Two towns, rather, settlements, both named San Sebastian, are the border outposts signifying Argentina and, sixteen kilometres later, Chile. There are formalities: passports, visas, computer enquiries, stand-up interviews, bag searches and rubber stamps, before we can exit Argentina from this remote station. Penny passes the exit test with flying colours; I hold my breath, as one uniform consults with a different coloured uniform over my passport; then I breathe again, as I discern a near imperceptible affirmative nod from the senior
official, followed by the involuntary tongue-to-bottom-teeth movement that precedes, “si”. The fellow traveller after us has a scary few minutes, as he is let in on the tidbit that his hosts have called the outpost to complain he left without paying his bill. He sets all to rights, with the explanation that as he left at four in the morning, he chose to insert his payment in the receipt book of his sleeping hosts, rather than awaken them at that un-Godly hour; a quick call to his hosts and all is a go; suggesting, I suppose, that land border exit procedures do have a place in our world. Heaven help us in Amerique du Nord, when this news drifts up from du Sud.
As instant emigrants waiting for our group to be fully freed, we share travel stories and get lightly acquainted, while having a sip and bite at the singular café out here, in the middle of nowhere; the simple essence, this, of travel as you go. Presently, we are on our way through the sixteen kilometres that make up no-man’s land, a border of eight, an ephemeral line, and a second border of eight; except that in
addition to wandering sheep and vistas of rolling nothingness, the odd homestead dots the contour. Entry procedures at the Chilean outpost are as routine as encounters of this kind go; but we need to vouch we are not bringing any cooked food into the country, dried and packaged are acceptable.
All fitted out with visas, we proceed to wander the countryside, as free as the chirping, chanting bird flocks weaving in formation overhead. The gaucho, cowboy life style meets our eyes at every significant turn: backs ramrod straight, horses at canter, husbanding their various flocks to pasture during the afternoon, and to estancia ranches, as the day gets done. Lagoons, calm and placid, festooned with light brown grasses, grace the landscape. Which, in turn, is imbued with the movement of flaming flamingos, as the pink feathered balls of their posteriors dance on spindles for legs, like some parade of gay, carnival figurines.

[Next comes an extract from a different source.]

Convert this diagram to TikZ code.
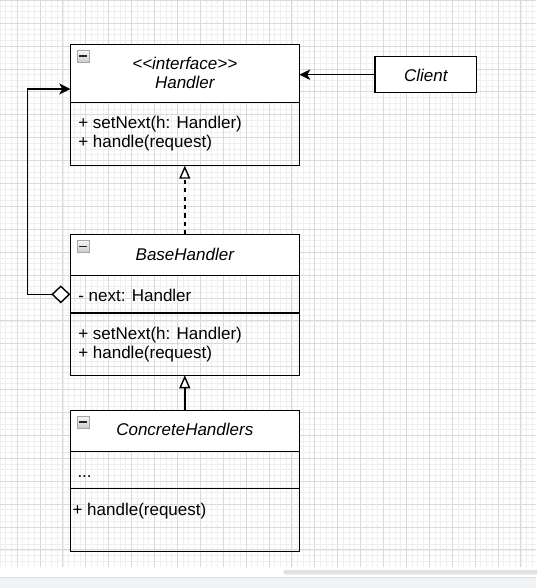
\documentclass[tikz,border=0pt]{standalone}
\usepackage{fontspec}
\setmainfont{Liberation Sans}
\usetikzlibrary{arrows.meta}

\definecolor{gridminor}{HTML}{EFEFEF}
\definecolor{gridmajor}{HTML}{DADADA}
\definecolor{panelbg}{HTML}{F1F2F4}
\definecolor{panelline}{HTML}{DDDEE0}
\definecolor{scrollbar}{HTML}{E2E2E2}

\begin{document}
\begin{tikzpicture}[x=1pt,y=-1pt,
  every node/.style={inner sep=0pt, outer sep=0pt},
  header/.style={rectangle, draw=black, line width=1.4pt, fill=white,
    minimum width=229pt, anchor=north west},
  compartment/.style={rectangle, draw=black, line width=1.4pt,
    minimum width=229pt, anchor=north west},
  member/.style={font=\fontsize{17}{20}\selectfont, anchor=base west},
  classname/.style={font=\fontsize{17}{20}\selectfont\itshape, anchor=base},
  collapse/.style={rectangle, draw=gray!70, line width=0.6pt,
    top color=gray!6, bottom color=gray!40, minimum size=12pt,
    path picture={\draw[line width=1.6pt, black!85]
      ([xshift=2.2pt]path picture bounding box.west) --
      ([xshift=-2.2pt]path picture bounding box.east);}},
  conn/.style={draw=black, line width=1.4pt},
  filledhead/.style={-{Stealth[length=11pt,width=10.5pt,inset=3pt]}},
  hollowtri/.style={-{Triangle[open,fill=white,length=13pt,width=11pt]}},
]

% canvas with grid
\useasboundingbox (0,0) rectangle (536,588);
\fill[white] (0,0) rectangle (536,588);
\begin{scope}
  \clip (0,0) rectangle (536,566.7);
  \foreach \i in {0,...,94}
    \draw[gridminor, line width=0.6pt] ({-0.175+5.725*\i},0) -- ++(0,567);
  \foreach \i in {0,...,99}
    \draw[gridminor, line width=0.6pt] (0,{0.2+5.725*\i}) -- ++(536,0);
  \foreach \i in {0,...,24}
    \draw[gridmajor, line width=0.7pt] ({-5.9+22.9*\i},0) -- ++(0,567);
  \foreach \i in {0,...,25}
    \draw[gridmajor, line width=0.7pt] (0,{0.2+22.9*\i}) -- ++(536,0);
\end{scope}

% bottom panel and scrollbar
\fill[panelbg] (0,577.3) rectangle (536,588);
\draw[panelline, line width=0.8pt] (0,577.3) -- (536,577.3);
\fill[scrollbar, rounded corners=2.3pt] (283.3,570) rectangle (540,574.7);

% Handler interface
\node[header, minimum height=58.4pt] (hhead) at (70.3,44.3) {};
\node[compartment, minimum height=63pt] (hbody) at (70.3,102.7) {};
\node[collapse] (hicon) at (83,56) {};
\node[classname] (hstereo) at (184.8,69.3) {<\kern0pt<interface>\kern0pt>};
\node[classname] (hname) at (184.8,89) {Handler};
\node[member] (hm1) at (78.3,128.3) {+ setNext(h: Handler)};
\node[member] (hm2) at (78.3,147.7) {+ handle(request)};

% BaseHandler
\node[header, minimum height=41.4pt] (bhead) at (70.3,234.3) {};
\node[compartment, minimum height=37.3pt] (bfield) at (70.3,275.7) {};
\node[compartment, minimum height=62.3pt] (bbody) at (70.3,313) {};
\node[collapse] (bicon) at (83,246.3) {};
\node[classname] (bname) at (184.8,260) {BaseHandler};
\node[member] (bf1) at (78.3,301) {- next: Handler};
\node[member] (bm1) at (78.3,339) {+ setNext(h: Handler)};
\node[member] (bm2) at (78.3,358.6) {+ handle(request)};

% ConcreteHandlers
\node[header, minimum height=41.4pt] (chead) at (70.3,410.3) {};
\node[compartment, minimum height=37pt] (cfield) at (70.3,451.7) {};
\node[compartment, minimum height=63pt] (cbody) at (70.3,488.7) {};
\node[collapse] (cicon) at (83,422.2) {};
\node[classname] (cname) at (184.8,435) {ConcreteHandlers};
\node[member] (cf1) at (77.5,477.3) {...};
\node[member] (cm1) at (72.6,515) {+ handle(request)};

% Client
\node[rectangle, draw=black, line width=1.4pt, fill=white,
  minimum width=101.7pt, minimum height=36pt, anchor=north west]
  (client) at (375,56.7) {};
\node[classname] (clientname) at (client.center |- 0,81.7) {Client};

% relations
\draw[conn, filledhead] (client.west) -- (client.west -| hhead.east);
\draw[conn, hollowtri, dash pattern=on 4.2pt off 4.2pt]
  (bhead.north) -- (hbody.south);
\draw[conn, hollowtri] (chead.north) -- (bbody.south);
\coordinate (loopcorner) at (27.3,89);
\draw[conn, {Diamond[open,fill=white,length=19pt,width=18pt]}-{Stealth[length=11pt,width=11pt,inset=3pt]}]
  (bfield.west) -| (loopcorner) -- (loopcorner -| hhead.west);

\end{tikzpicture}
\end{document}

The reason for our meandering is to arrive at the Straights of Magellan at a point where it narrows, Puerto Espero, there to enter Patagonia, proper. The Straights of Magellan wind their ways, aimlessly at times, through the cone of South America, from Atlantic to Pacific.
They were first fully explored by guess whom? On our crossing, the stark, steep escarpments of Tierra del Fuego, on the eastern coastline, stand in contrast to the subtle, quiet, soothing rises that are Patagonia, the pretty. Tick a final one off on my personal voyage of discovery. Before long, we are at Punto Arenas, deep south, on the western banks of the Straights. Here all strays from adventures to Antarctic, Pacific and Atlantic, via the Straights, are warmly welcome; as are we, for the seven days we are to spend here.